**What to produce:** Copy each line below exactly and leave the pictures out.

**Recorded information:**
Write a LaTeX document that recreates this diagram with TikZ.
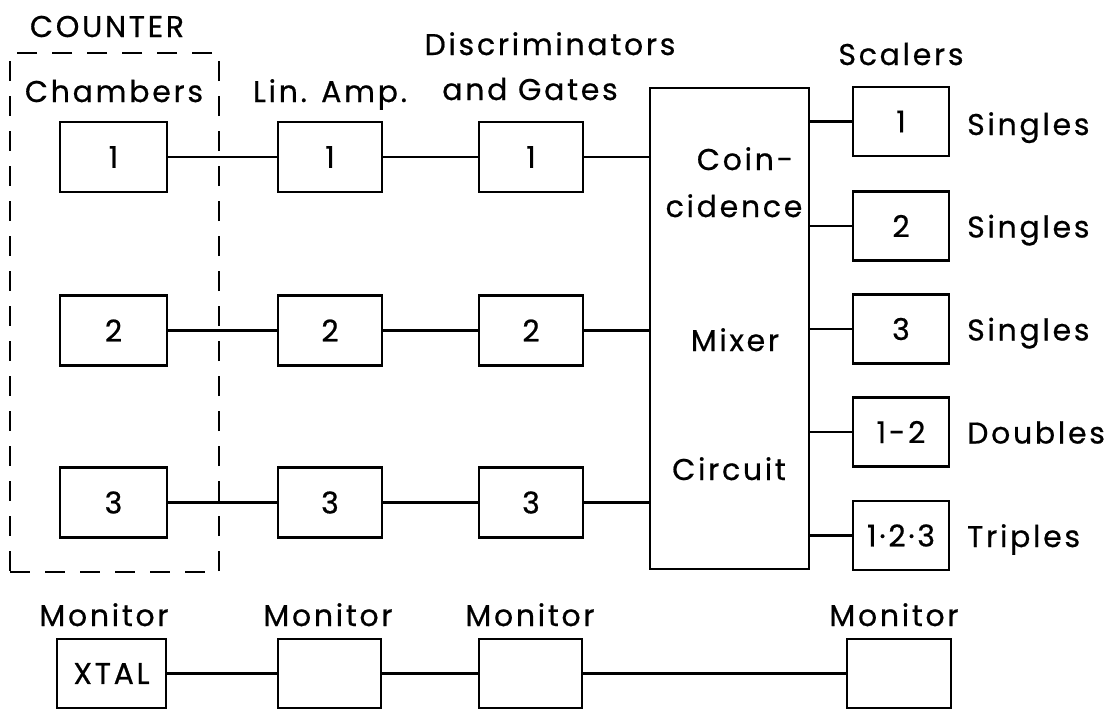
\documentclass[tikz,border=0pt]{standalone}
\usepackage{fontspec}
\setmainfont{Poppins}[LetterSpace=9,FakeBold=0.6]
\begin{document}
\begin{tikzpicture}[x=1pt,y=-1pt,
  txt/.style={font=\fontsize{30}{36}\selectfont, inner sep=0pt},
  blk/.style={draw, line width=2.2pt, minimum width=#1, minimum height=70pt, inner sep=0pt, txt},
  lbl/.style={txt, anchor=base},
  rlbl/.style={txt, anchor=base west},
  wire/.style={line width=2.4pt}]
\useasboundingbox (0,0) rectangle (1114,712);
% counter frame
\node[draw, line width=2pt, dash pattern=on 20pt off 15pt, minimum width=209pt, minimum height=519pt, inner sep=0pt] (cbox) at (114.5,312.5) {};
% headings
\node[lbl] (tcounter) at (107,37) {COUNTER};
\node[lbl] (tchamb) at (114,102) {Chambers};
\node[lbl] (tlin) at (330,102) {Lin. Amp.};
\node[lbl] (tdisc) at (550,55) {Discriminators};
\node[lbl] (tgates) at (530,100) {and Gates};
\node[lbl] (tscal) at (901,65) {Scalers};
% chambers
\node[blk=107pt] (c1) at (113.5,157) {1};
\node[blk=107pt] (c2) at (113.5,330.5) {2};
\node[blk=107pt] (c3) at (113.5,502.5) {3};
% lin amp
\node[blk=104pt] (a1) at (330,157) {1};
\node[blk=104pt] (a2) at (330,330.5) {2};
\node[blk=104pt] (a3) at (330,502.5) {3};
% discriminators
\node[blk=104pt] (d1) at (531,157) {1};
\node[blk=104pt] (d2) at (531,330.5) {2};
\node[blk=104pt] (d3) at (531,502.5) {3};
% mixer
\node[draw, line width=2.2pt, minimum width=159pt, minimum height=481pt, inner sep=0pt] (mix) at (729.5,328.5) {};
\node[lbl] (tcoin) at (745,170) {Coin-};
\node[lbl] (tcid) at (734,217) {cidence};
\node[lbl] (tmix) at (735,351) {Mixer};
\node[lbl] (tcirc) at (729,480) {Circuit};
% scalers
\node[blk=96pt, minimum height=69pt] (s1) at (901,121.5) {1};
\node[blk=96pt, minimum height=69pt] (s2) at (901,226) {2};
\node[blk=96pt, minimum height=69pt] (s3) at (901,329) {3};
\node[blk=96pt, minimum height=69pt] (s4) at (901,432) {1-2};
\node[blk=96pt, minimum height=69pt] (s5) at (901,535.5) {1·2·3};
\node[rlbl] (l1) at (967,135) {Singles};
\node[rlbl] (l2) at (967,237.5) {Singles};
\node[rlbl] (l3) at (967,340.5) {Singles};
\node[rlbl] (l4) at (967,443.5) {Doubles};
\node[rlbl] (l5) at (967,547) {Triples};
% monitors
\node[lbl] (tm1) at (104,626) {Monitor};
\node[lbl] (tm2) at (328,626) {Monitor};
\node[lbl] (tm3) at (530,626) {Monitor};
\node[lbl] (tm4) at (894,626) {Monitor};
\node[blk=109pt, minimum height=69pt] (m1) at (111.5,673.5) {XTAL};
\node[blk=103pt, minimum height=69pt] (m2) at (329.5,673.5) {};
\node[blk=103pt, minimum height=69pt] (m3) at (530.5,673.5) {};
\node[blk=104pt, minimum height=69pt] (m4) at (899,673.5) {};
% wires
\draw[wire] (c1) -- (a1);
\draw[wire] (a1) -- (d1);
\draw[wire] (d1.east) -- (d1.east -| mix.west);
\draw[wire] (c2) -- (a2);
\draw[wire] (a2) -- (d2);
\draw[wire] (d2.east) -- (d2.east -| mix.west);
\draw[wire] (c3) -- (a3);
\draw[wire] (a3) -- (d3);
\draw[wire] (d3.east) -- (d3.east -| mix.west);
\foreach \s in {s1,s2,s3,s4,s5}
  \draw[wire] (\s.west) -- (\s.west -| mix.east);
\draw[wire] (m1) -- (m2);
\draw[wire] (m2) -- (m3);
\draw[wire] (m3) -- (m4);
\end{tikzpicture}
\end{document}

**The reply:**
Write a LaTeX document that recreates this diagram with TikZ.
\documentclass[tikz,border=0pt]{standalone}
\usepackage{fontspec}
\setmainfont{Poppins}[LetterSpace=9,FakeBold=0.6]
\begin{document}
\begin{tikzpicture}[x=1pt,y=-1pt,
  txt/.style={font=\fontsize{30}{36}\selectfont, inner sep=0pt},
  blk/.style={draw, line width=2.2pt, minimum width=#1, minimum height=70pt, inner sep=0pt, txt},
  lbl/.style={txt, anchor=base},
  rlbl/.style={txt, anchor=base west},
  wire/.style={line width=2.4pt}]
\useasboundingbox (0,0) rectangle (1114,712);
% counter frame
\node[draw, line width=2pt, dash pattern=on 20pt off 15pt, minimum width=209pt, minimum height=519pt, inner sep=0pt] (cbox) at (114.5,312.5) {};
% headings
\node[lbl] (tcounter) at (107,37) {COUNTER};
\node[lbl] (tchamb) at (114,102) {Chambers};
\node[lbl] (tlin) at (330,102) {Lin. Amp.};
\node[lbl] (tdisc) at (550,55) {Discriminators};
\node[lbl] (tgates) at (530,100) {and Gates};
\node[lbl] (tscal) at (901,65) {Scalers};
% chambers
\node[blk=107pt] (c1) at (113.5,157) {1};
\node[blk=107pt] (c2) at (113.5,330.5) {2};
\node[blk=107pt] (c3) at (113.5,502.5) {3};
% lin amp
\node[blk=104pt] (a1) at (330,157) {1};
\node[blk=104pt] (a2) at (330,330.5) {2};
\node[blk=104pt] (a3) at (330,502.5) {3};
% discriminators
\node[blk=104pt] (d1) at (531,157) {1};
\node[blk=104pt] (d2) at (531,330.5) {2};
\node[blk=104pt] (d3) at (531,502.5) {3};
% mixer
\node[draw, line width=2.2pt, minimum width=159pt, minimum height=481pt, inner sep=0pt] (mix) at (729.5,328.5) {};
\node[lbl] (tcoin) at (745,170) {Coin-};
\node[lbl] (tcid) at (734,217) {cidence};
\node[lbl] (tmix) at (735,351) {Mixer};
\node[lbl] (tcirc) at (729,480) {Circuit};
% scalers
\node[blk=96pt, minimum height=69pt] (s1) at (901,121.5) {1};
\node[blk=96pt, minimum height=69pt] (s2) at (901,226) {2};
\node[blk=96pt, minimum height=69pt] (s3) at (901,329) {3};
\node[blk=96pt, minimum height=69pt] (s4) at (901,432) {1-2};
\node[blk=96pt, minimum height=69pt] (s5) at (901,535.5) {1·2·3};
\node[rlbl] (l1) at (967,135) {Singles};
\node[rlbl] (l2) at (967,237.5) {Singles};
\node[rlbl] (l3) at (967,340.5) {Singles};
\node[rlbl] (l4) at (967,443.5) {Doubles};
\node[rlbl] (l5) at (967,547) {Triples};
% monitors
\node[lbl] (tm1) at (104,626) {Monitor};
\node[lbl] (tm2) at (328,626) {Monitor};
\node[lbl] (tm3) at (530,626) {Monitor};
\node[lbl] (tm4) at (894,626) {Monitor};
\node[blk=109pt, minimum height=69pt] (m1) at (111.5,673.5) {XTAL};
\node[blk=103pt, minimum height=69pt] (m2) at (329.5,673.5) {};
\node[blk=103pt, minimum height=69pt] (m3) at (530.5,673.5) {};
\node[blk=104pt, minimum height=69pt] (m4) at (899,673.5) {};
% wires
\draw[wire] (c1) -- (a1);
\draw[wire] (a1) -- (d1);
\draw[wire] (d1.east) -- (d1.east -| mix.west);
\draw[wire] (c2) -- (a2);
\draw[wire] (a2) -- (d2);
\draw[wire] (d2.east) -- (d2.east -| mix.west);
\draw[wire] (c3) -- (a3);
\draw[wire] (a3) -- (d3);
\draw[wire] (d3.east) -- (d3.east -| mix.west);
\foreach \s in {s1,s2,s3,s4,s5}
  \draw[wire] (\s.west) -- (\s.west -| mix.east);
\draw[wire] (m1) -- (m2);
\draw[wire] (m2) -- (m3);
\draw[wire] (m3) -- (m4);
\end{tikzpicture}
\end{document}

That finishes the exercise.